Given the above-referred to constructive role played by Sri Lanka in the
diplomatic world, the categorical statement made by Prime Minister
Wickremesinghe on behalf of the Government at the Second Indian Ocean
Conference hosted by Sri Lanka in September 2017 regards the Sri Lanka
Government’s decision to develop its major sea ports, especially the
Hambantota port which some claim to be a military base, is to be
welcomed and worthy of quotation in full:
I state clearly that Sri Lanka’s government headed by President Sirisena
does not enter into military alliances with any country or make our
bases available to foreign countries. We will continue military
cooperation such as training, supply of equipment and taking part in
joint exercises with friendly countries.
Only the Sri Lanka Armed Forces have the responsibility for military
activities in our Ports and Airports. We are also working with foreign
private investors on the commercial development of our ports.
Sri Lanka should now push for an international code of conduct for
military vessels traversing the Indian Ocean. ASEAN and China have
agreed to prepare such a code for the South China Sea. The Indian Ocean
Code could be along the lines of the Memorandum of Understanding between
the United States and China regarding the rules of engagement for
safety in the air and maritime encounters. Such a code could recognise
and seek to deal with the escalation in human smuggling, illicit drug
trafficking, and the relatively new phenomenon of maritime terrorism.
According to specialist opinion, UNCLOS does not have adequate
provisions to address these issues of recent origin. Any code on the
freedom of navigation in the Indian Ocean must include an effective –
and realistic – dispute resolution process.
This code of conduct should ideally be built on a consensual basis with
no single state dominating it. In this regard, the United States Pacific
Fleet Commander Admiral Scott Swift addressing the annual ‘Galle
Dialogue 2017(a defence seminar dealing with the Indian Ocean region
hosted by Sri Lanka) in early October said the following as quoted in
‘The Island’:
For the last 70 years, the India-Asia Pacific region achieved
unprecedented level of stability and prosperity, due in large part to
our collective respect for- - and adherence to - - international norms,
standards, rules and laws. These benchmarks were not imposed by one
nation upon another. Rather they emerged through compromise and
consensus, with all states having an equal voice, regardless of size,
military strength or economic power.
The IOR needs a security architecture that is of mutual benefit and one
established on a multilateral basis with an effective multilateral
governing structure. Prime Minister Ranil Wickremesinghe speaking at the
inauguration of the Indian Ocean Conference in Singapore in 2016 called
for the formulation of an Indian Ocean Order with accepted rules and
regulations that would guide interactions between and among states.
Importantly he called for this Order to be built on a consensual
agreement in which no one state would be allowed to dominate it.
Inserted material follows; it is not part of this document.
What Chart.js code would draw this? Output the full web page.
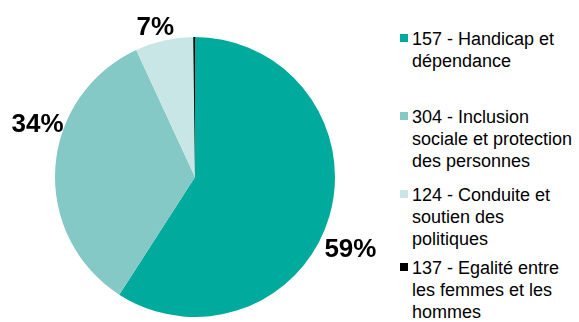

Here are my concluding thoughts. Through its Belt and Road Initiative
(BRI) and the establishment of the Asian Infrastructure and Investment
Bank (AIIB), it is apparent that China is desirous of becoming a global
power. Although, relatively speaking, the United States is in economic
decline it will remain a global power for the foreseeable future, given
especially its superior technological and naval capability. If the
United States and China as the key international actors, and India and
China as the pre-eminent regional players, can maintain a power balance,
then the IOR could take off socially and economically and be a boon not
only to the Asia-Pacific but to the world. To be sure, as in all
equations in this equation that I have outlined, too, there are
imponderables. That said, if we could achieve the golden mean between
competition and cooperation and somehow avoid the bitter and relentless
divisiveness that characterised the Cold War era, our collective future
would and could be something to look forward to.